The truth is beginning to come out more rapidly now.
Today, all over the Net, we're getting the news on another blood sacrifice to football.
He's alive -- for now -- but the story is so incredible and is a testament to how blood-struck the culture of football has become.
One of my friends who commonly contributes material sent me the Sports Illustrated article on Russell Allen, formerly of the Jacksonville Jaguars.
They were playing Buffalo in a late-season game that basically no one was watching.
What occurred during the game was not only frightening, but something that doctors themselves said they had never really seen before.
As a result of this injury, Allen is done in the NFL, released outright by the Jaguars last Thursday.
The fact that he actually had a stroke during the game and now has a dead spot in his brain about the size of a dime (a significant portion of the brain, when you get right down to it) is almost-completely ignored until you hear Allen's side of the story in the article linked above.
It's on his cerebellum, the area below the cerebrum responsible for motor control.
This probably means Allen, at some point, will be almost-certainly disabled and rank-unemployable in general society (even though his current aim, incredibly, is to coach high school football) -- another casualty of the game and of the nature of how helmet hits (the hit/block which created the "flash" which started all this was face to face) have raised the demand for the abolition of the sport and society of football.
Third quarter, routine block, routine (helmet) hit, flash, no biggie to Allen. He actually finished the drive with a quarterback sack to force a Buffalo punt.
It was on the sideline that things began to go crazy inside Allen's now-damaged brain. He was seeing double, and asking around to see if he was OK.
Allen finished the game, went home, watched the Sunday-nighter that week -- all with a headache that was an indication that he had a stroke.
It was during the week, when he told team doctors that he was seeing double on the sideline during the game, that they blew the whistle and sent Allen in for an MRI. The results of that sent Allen to the hospital -- Allen had had a stroke, during the game...
... and no one really cared. As manhood and power-over was the norm and the expectation, he soldiered on, in a late-season game for two teams for which it meant nothing, and any further damage could've been an on-field fatality.
For doctors later told Allen he had suffered, according to the article:
"a carotid artery dissection, a tear in the layers of the artery wall that supplies oxygen to the brain—an injury that occurs in a small percentage of high-speed motor vehicle accidents."
Think of that a second. Football players are getting so huge and so fast and powerful that the force that some of these players are taking helmet hits is akin to that of a high-speed car or motorcycle accident!
The article goes on to say:
"None of the doctors Allen consulted could find a precedent for a pro football player suffering this kind of stroke."
Well, that's an easy one. Steroids, HGH, PEDs, and other manners to make the players bigger, faster, stronger, less human...

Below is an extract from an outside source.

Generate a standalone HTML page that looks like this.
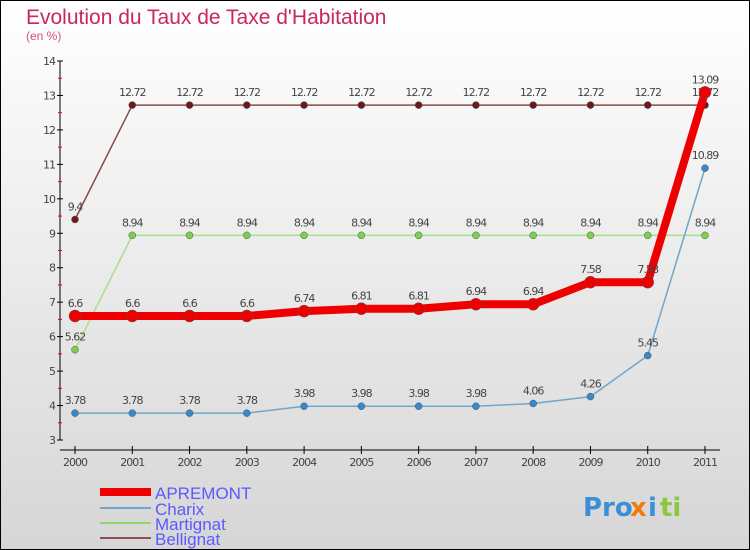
<!DOCTYPE html>
<html><head><meta charset="utf-8"><style>
body{margin:0}
svg{display:block;font-family:"DejaVu Sans","Liberation Sans",sans-serif}
</style></head><body>
<svg width="750" height="550" viewBox="0 0 750 550">
<defs><linearGradient id="bg" x1="0" y1="0" x2="0" y2="1"><stop offset="0" stop-color="#ffffff"/><stop offset="1" stop-color="#d6d6d6"/></linearGradient></defs>
<rect x="0.5" y="0.5" width="749" height="549" fill="url(#bg)" stroke="#000"/>
<text x="26" y="24" font-size="21" font-family="Liberation Sans, sans-serif" fill="#c8285a">Evolution du Taux de Taxe d'Habitation</text>
<text x="26" y="40" font-size="12" font-family="Liberation Sans, sans-serif" fill="#d0507a">(en %)</text>
<g id="axes"></g>
<g id="series"></g>
<g id="legend" font-family="Liberation Sans, sans-serif">
<rect x="100" y="488" width="51" height="8" fill="#e00"/>
<text x="155" y="499" font-size="17" fill="#5a5aff">APREMONT</text>
<rect x="100" y="507" width="51" height="2" fill="#6fa6cc"/>
<text x="155" y="515" font-size="17" fill="#5a5aff">Charix</text>
<rect x="100" y="522" width="51" height="2" fill="#8fd66a"/>
<text x="155" y="530" font-size="17" fill="#5a5aff">Martignat</text>
<rect x="100" y="537" width="51" height="2" fill="#8b5050"/>
<text x="155" y="545" font-size="17" fill="#5a5aff">Bellignat</text>
</g>
<g font-size="26" font-weight="bold">
<text x="583" y="516" fill="#3a8fd8">Pro</text><text x="630" y="516" fill="#f07a10">x</text><text x="648" y="516" fill="#3a8fd8">i</text><text x="660" y="516" fill="#8cc83c">ti</text>
</g>
</svg>
<script>
const years=["2000","2001","2002","2003","2004","2005","2006","2007","2008","2009","2010","2011"];
const yTicks=[3,4,5,6,7,8,9,10,11,12,13,14];
const apremont=[6.6,6.6,6.6,6.6,6.74,6.81,6.81,6.94,6.94,7.58,7.58,13.09];
const charix=[3.78,3.78,3.78,3.78,3.98,3.98,3.98,3.98,4.06,4.26,5.45,10.89];
const martignat=[5.62,8.94,8.94,8.94,8.94,8.94,8.94,8.94,8.94,8.94,8.94,8.94];
const bellignat=[9.4,12.72,12.72,12.72,12.72,12.72,12.72,12.72,12.72,12.72,12.72,12.72];
const NS="http://www.w3.org/2000/svg";
const xS=i=>75+i*(630/11);
const yS=v=>440-(v-3)*(379/11);
function mk(t,a,p){const e=document.createElementNS(NS,t);for(const k in a)e.setAttribute(k,a[k]);p.appendChild(e);return e;}
const ax=document.getElementById('axes');
let e=mk('line',{x1:60,y1:yS(14),x2:60,y2:440,stroke:'#000'},ax);


e=mk('line',{x1:60,y1:450,x2:720,y2:450,stroke:'#000'},ax);


yTicks.forEach(v=>{
 mk('line',{x1:57,x2:63,y1:yS(v),y2:yS(v),stroke:'#000'},ax);
 if(v<14) mk('line',{x1:58,x2:62,y1:yS(v+0.5),y2:yS(v+0.5),stroke:'#e00'},ax);
 const t=mk('text',{x:55,y:yS(v)+4,'font-size':11,fill:'#444','text-anchor':'end','letter-spacing':'-1'},ax);
 t.textContent=v;
 
 
});
years.forEach((y,i)=>{
 mk('line',{x1:xS(i),x2:xS(i),y1:446,y2:454,stroke:'#000'},ax);
 const t=mk('text',{x:xS(i),y:466,'font-size':11,fill:'#444','text-anchor':'middle','letter-spacing':'-1'},ax);
 t.textContent=y;
 
 
});
const sg=document.getElementById('series');
function series(name,data,color,w,r,dot){
 const g=mk('g',{},sg);
 
 
 const pl=mk('polyline',{points:data.map((v,i)=>xS(i)+','+yS(v)).join(' '),fill:'none',stroke:color,'stroke-width':w,'stroke-linejoin':'round'},g);
 
 
 data.forEach((v,i)=>{
  const c=mk('circle',{cx:xS(i),cy:yS(v),r:r,fill:dot,stroke:'#555','stroke-width':0.5},g);
  
  
  const t=mk('text',{x:xS(i),y:yS(v)-9,'font-size':11,fill:'#444','text-anchor':'middle','letter-spacing':'-1'},g);
  t.textContent=String(v);
  
  
 });
}
series('bellignat',bellignat,'#8b4a4a',1.5,3.5,'#6a1a1a');
series('martignat',martignat,'#a8e08a',1.5,3.5,'#7cd04a');
series('charix',charix,'#6fa6cc',1.5,3.5,'#3a88c8');
series('apremont',apremont,'#ee0000',8,6,'#ee0000');
</script>
</body></html>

It's Newton's second law: Force = mass X acceleration. The bigger and faster you make these football machines, the more force they apply -- often, too much force for the body to take.
Football players today are now expected to be too big, too fast, too durable (one problem: Allen had never missed a game since he started football at age 14!), too manly...
And, for all this, he's very fortunate he's alive.
Especially because he played an entire NFL half with a dead spot on his brain.